▸ Aim of the exercise
Find every line containing the word "code" in the records below; report only how many there are.

━━━━━ Entries provided ━━━━━

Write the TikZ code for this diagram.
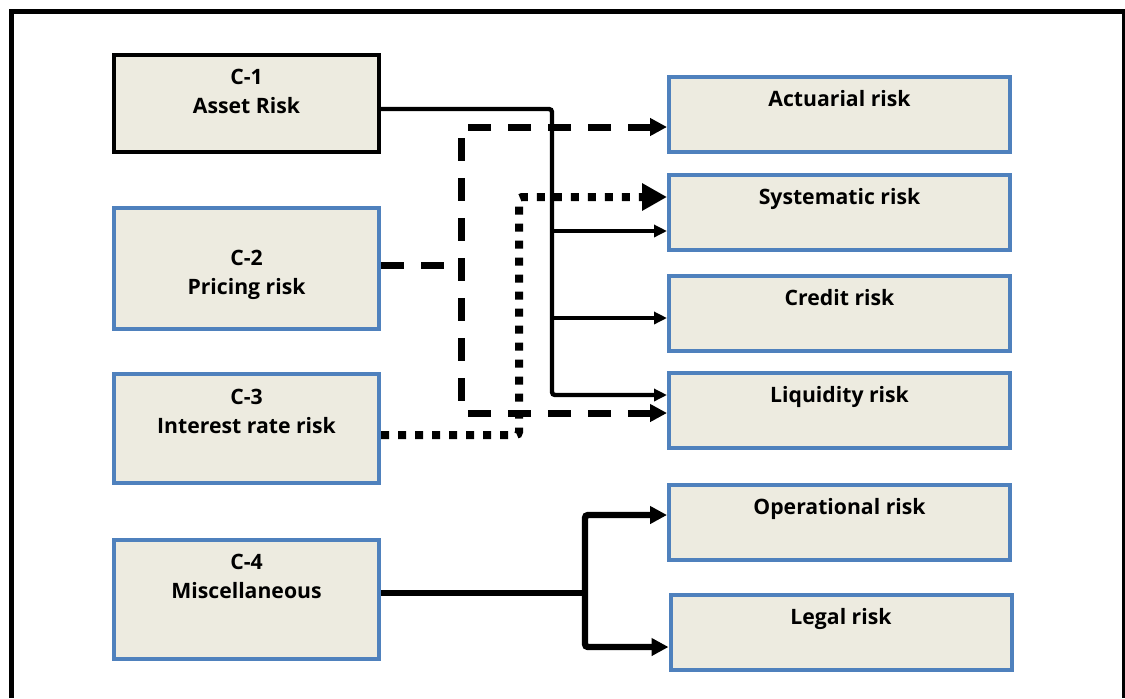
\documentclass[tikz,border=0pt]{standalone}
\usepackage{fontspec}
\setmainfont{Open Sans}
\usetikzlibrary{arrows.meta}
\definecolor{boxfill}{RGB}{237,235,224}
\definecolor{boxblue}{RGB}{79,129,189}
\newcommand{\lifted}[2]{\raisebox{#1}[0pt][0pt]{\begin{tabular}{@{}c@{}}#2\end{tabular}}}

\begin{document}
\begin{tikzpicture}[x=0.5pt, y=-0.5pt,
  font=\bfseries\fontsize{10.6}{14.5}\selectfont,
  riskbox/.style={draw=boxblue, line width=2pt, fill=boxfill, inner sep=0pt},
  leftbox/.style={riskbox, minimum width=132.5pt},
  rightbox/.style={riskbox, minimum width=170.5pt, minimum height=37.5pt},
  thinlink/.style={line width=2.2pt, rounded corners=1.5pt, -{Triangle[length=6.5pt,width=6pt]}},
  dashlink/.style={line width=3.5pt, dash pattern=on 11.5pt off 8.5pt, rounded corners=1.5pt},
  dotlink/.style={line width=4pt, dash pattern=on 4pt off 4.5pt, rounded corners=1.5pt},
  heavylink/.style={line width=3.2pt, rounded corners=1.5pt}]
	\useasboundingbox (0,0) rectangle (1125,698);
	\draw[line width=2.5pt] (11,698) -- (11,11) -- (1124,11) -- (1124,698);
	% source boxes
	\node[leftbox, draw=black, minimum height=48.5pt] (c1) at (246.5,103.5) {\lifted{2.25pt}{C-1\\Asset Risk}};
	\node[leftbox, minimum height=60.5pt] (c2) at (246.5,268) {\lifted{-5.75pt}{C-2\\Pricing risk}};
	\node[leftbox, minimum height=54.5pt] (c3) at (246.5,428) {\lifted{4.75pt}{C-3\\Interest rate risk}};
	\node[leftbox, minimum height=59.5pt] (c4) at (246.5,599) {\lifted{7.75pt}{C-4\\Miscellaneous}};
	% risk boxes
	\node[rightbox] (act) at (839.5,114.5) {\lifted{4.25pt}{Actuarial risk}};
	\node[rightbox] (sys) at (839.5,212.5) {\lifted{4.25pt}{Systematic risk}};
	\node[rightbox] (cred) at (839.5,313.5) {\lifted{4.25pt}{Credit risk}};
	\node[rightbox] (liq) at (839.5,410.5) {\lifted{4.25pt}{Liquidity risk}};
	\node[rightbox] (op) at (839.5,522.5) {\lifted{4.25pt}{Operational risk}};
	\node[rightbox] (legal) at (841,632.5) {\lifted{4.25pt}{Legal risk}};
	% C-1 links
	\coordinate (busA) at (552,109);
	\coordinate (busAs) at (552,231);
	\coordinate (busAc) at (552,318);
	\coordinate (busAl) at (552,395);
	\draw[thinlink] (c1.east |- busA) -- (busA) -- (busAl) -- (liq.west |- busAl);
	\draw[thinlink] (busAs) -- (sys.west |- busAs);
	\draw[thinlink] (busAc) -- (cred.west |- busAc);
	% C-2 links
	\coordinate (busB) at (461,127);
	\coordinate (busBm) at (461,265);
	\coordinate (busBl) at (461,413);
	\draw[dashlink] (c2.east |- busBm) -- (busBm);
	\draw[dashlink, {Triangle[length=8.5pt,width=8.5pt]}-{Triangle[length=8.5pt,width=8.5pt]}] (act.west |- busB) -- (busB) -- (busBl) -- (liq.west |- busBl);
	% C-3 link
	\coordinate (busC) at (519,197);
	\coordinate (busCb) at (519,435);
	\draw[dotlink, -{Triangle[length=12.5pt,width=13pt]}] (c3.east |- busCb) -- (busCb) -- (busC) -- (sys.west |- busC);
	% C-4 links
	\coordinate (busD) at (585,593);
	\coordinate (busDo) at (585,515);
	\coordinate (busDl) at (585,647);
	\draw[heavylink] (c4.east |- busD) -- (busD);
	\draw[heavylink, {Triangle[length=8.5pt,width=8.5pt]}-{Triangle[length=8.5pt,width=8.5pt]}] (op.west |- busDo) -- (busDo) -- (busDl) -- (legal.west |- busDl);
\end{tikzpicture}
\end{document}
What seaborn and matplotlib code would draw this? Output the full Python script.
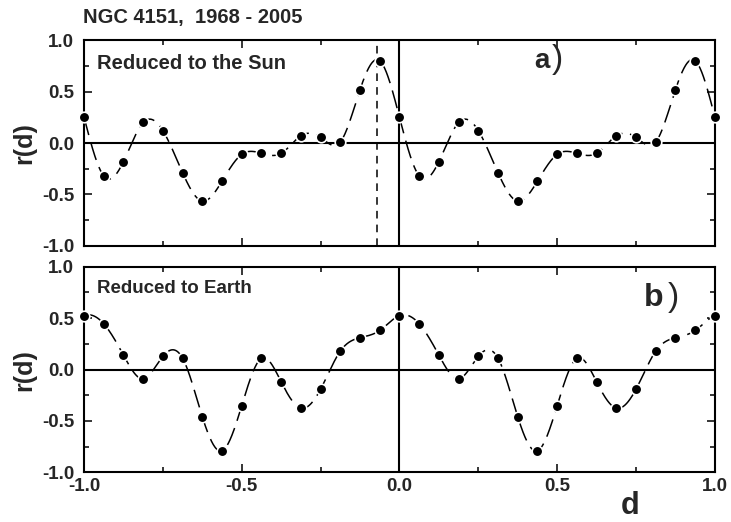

━━━━━

▸ Written answer
2